Passengers who were onboard Carnival Corp.’s Triumph cruise expected a relaxing vacation. Instead, they found themselves stranded at sea for five days on a dysfunctional ship.
Last week, the Triumph was cruising along in the Gulf of Mexico when an engine fire caused the ship’s propulsion system and power to go out—meaning the ship’s lights, kitchens, air conditioning and toilets were out of order. The Triumph’s 3,143 passengers and 1,086 crew members found themselves fighting for food and sleeping space in a veritable petri dish of germs and stench.
The ship was finally towed back to port on Valentine’s Day. And some angry passengers immediately contacted their lawyers.
“We’ve been contacted by several passengers and their family members about the possibility of legal action,” Marc Bern, a personal injury attorney in New York City, told the Wall Street Journal’s Law Blog.
Even though passengers are angry about their hellish experience, pursuing litigation against Carnival might be futile. Maritime law experts say that absent any physical injuries or illness, passengers can’t sue the cruise line because they had a bad experience. To pursue emotional distress claims, passengers would have to prove that Carnival intentionally inflicted harm. Additionally, passengers’ tickets contain a forum-selection clause that requires plaintiffs to bring suit in Florida, where Carnival is based; traveling to Florida for a court date could be inconvenient for plaintiffs who don’t live nearby.

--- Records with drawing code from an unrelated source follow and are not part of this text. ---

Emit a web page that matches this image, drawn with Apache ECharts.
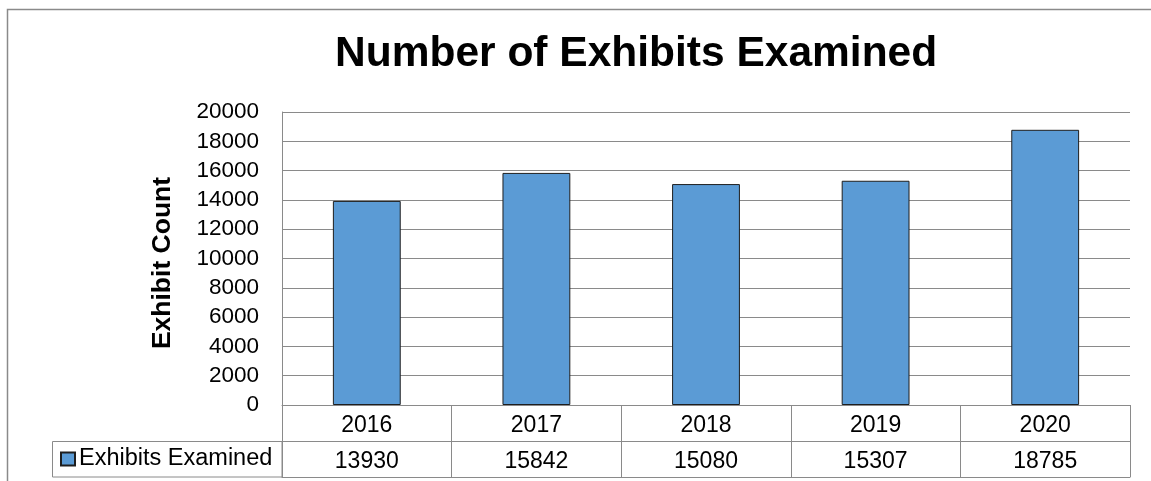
<!DOCTYPE html>
<html>
<head>
<meta charset="utf-8">
<script src="https://cdn.jsdelivr.net/npm/echarts@6/dist/echarts.min.js"></script>
<style>
  html, body { margin: 0; padding: 0; background: #fff; }
  #main { width: 1151px; height: 481px; }
</style>
</head>
<body>
<div id="main"></div>
<script>
// data
const years = ['2016', '2017', '2018', '2019', '2020']
const examined = [13930, 15842, 15080, 15307, 18785]
const yTicks = { min: 0, max: 20000, interval: 2000 }

const FONT = '"Liberation Sans", Arial, sans-serif'
const LINE = '#8a8a8a'

const chart = echarts.init(document.getElementById('main'))

// the data table under the plot: one row of years, one row of values
const rowH = 36
const tableAxis = (data, offset, showLabel) => ({
  type: 'category',
  data: data,
  position: 'bottom',
  offset: offset,
  axisLine: { show: true, lineStyle: { color: LINE, width: 1 } },
  axisTick: { show: showLabel, interval: 0, length: rowH, lineStyle: { color: LINE } },
  axisLabel: {
    show: showLabel,
    interval: 0,
    margin: 9,
    color: '#000',
    fontFamily: FONT,
    fontSize: 23,
  },
  splitLine: { show: false },
})

const option = {
  animation: false,
  backgroundColor: '#fff',
  title: {
    text: 'Number of Exhibits Examined',
    left: 335,
    top: 33,
    padding: 0,
    textStyle: {
      fontFamily: FONT,
      fontSize: 42.5,
      fontWeight: 'bold',
      color: '#000',
    }
  },
  legend: {
    left: 60,
    top: 447,
    padding: 0,
    icon: 'rect',
    itemWidth: 14,
    itemHeight: 13,
    itemGap: 0,
    selectedMode: false,
    textStyle: { fontFamily: FONT, fontSize: 23.5, color: '#000', padding: [0, 0, 0, -1] },
    data: ['Exhibits Examined'],
  },
  grid: {
    left: 282,
    right: 21,
    top: 112,
    bottom: 76,
  },
  xAxis: [
    tableAxis(years, 0, true),
    tableAxis(examined.map(String), rowH, true),
    tableAxis(years, rowH * 2, false),
  ],
  yAxis: {
    type: 'value',
    min: yTicks.min,
    max: yTicks.max,
    interval: yTicks.interval,
    name: 'Exhibit Count',
    nameLocation: 'middle',
    nameGap: 106,
    nameTextStyle: {
      fontFamily: FONT,
      fontSize: 26.5,
      fontWeight: 'bold',
      color: '#000',
      padding: [0, 9, 0, 0],
    },
    axisLine: { show: true, lineStyle: { color: LINE, width: 1 } },
    axisTick: { show: false },
    axisLabel: {
      margin: 23,
      color: '#000',
      fontFamily: FONT,
      fontSize: 22.5,
      formatter: v => String(v),
    },
    splitLine: { lineStyle: { color: LINE, width: 1 } },
  },
  graphic: [
    { // outer chart frame
      type: 'rect',
      shape: { x: 7.5, y: 9.5, width: 1200, height: 600 },
      style: { fill: 'none', stroke: LINE, lineWidth: 1.5 },
      silent: true,
    },
    { // legend cell of the data table
      type: 'rect',
      shape: { x: 52.5, y: 441.5, width: 229.5, height: 35.5 },
      style: { fill: 'none', stroke: LINE, lineWidth: 1 },
      silent: true,
    },
  ],
  series: [
    {
      name: 'Exhibits Examined',
      type: 'bar',
      xAxisIndex: 0,
      data: examined,
      barCategoryGap: '60%',
      itemStyle: {
        color: '#5B9BD5',
        borderColor: '#1e1e1e',
        borderWidth: 1,
      },
    }
  ]
}

chart.setOption(option)
</script>
</body>
</html>
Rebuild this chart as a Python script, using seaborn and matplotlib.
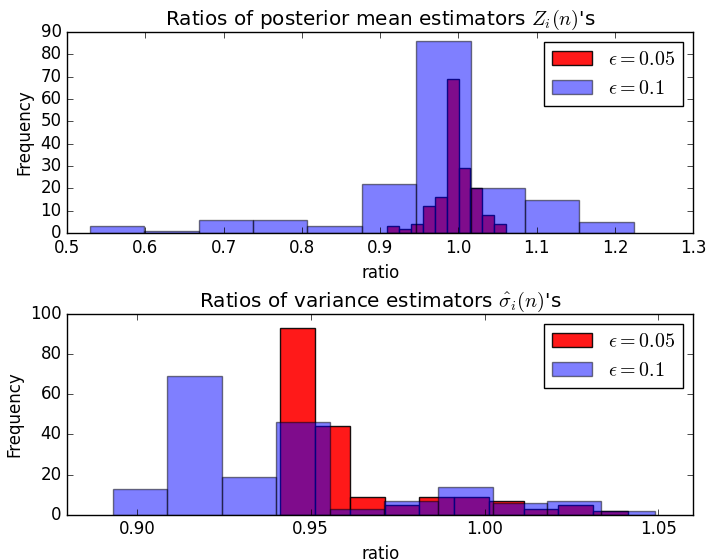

Meanwhile, Carnival is offering Triumph passengers a full refund for the cruise and travel expenses, reimbursement for any onboard purchases, a credit for a future cruise trip and $500 in cash.
The Triumph disaster comes just more than one year after Carnival’s Costa Concordia shipwreck, in which the ship’s captain steered too close to shore. The accident killed 32 passengers and crew members.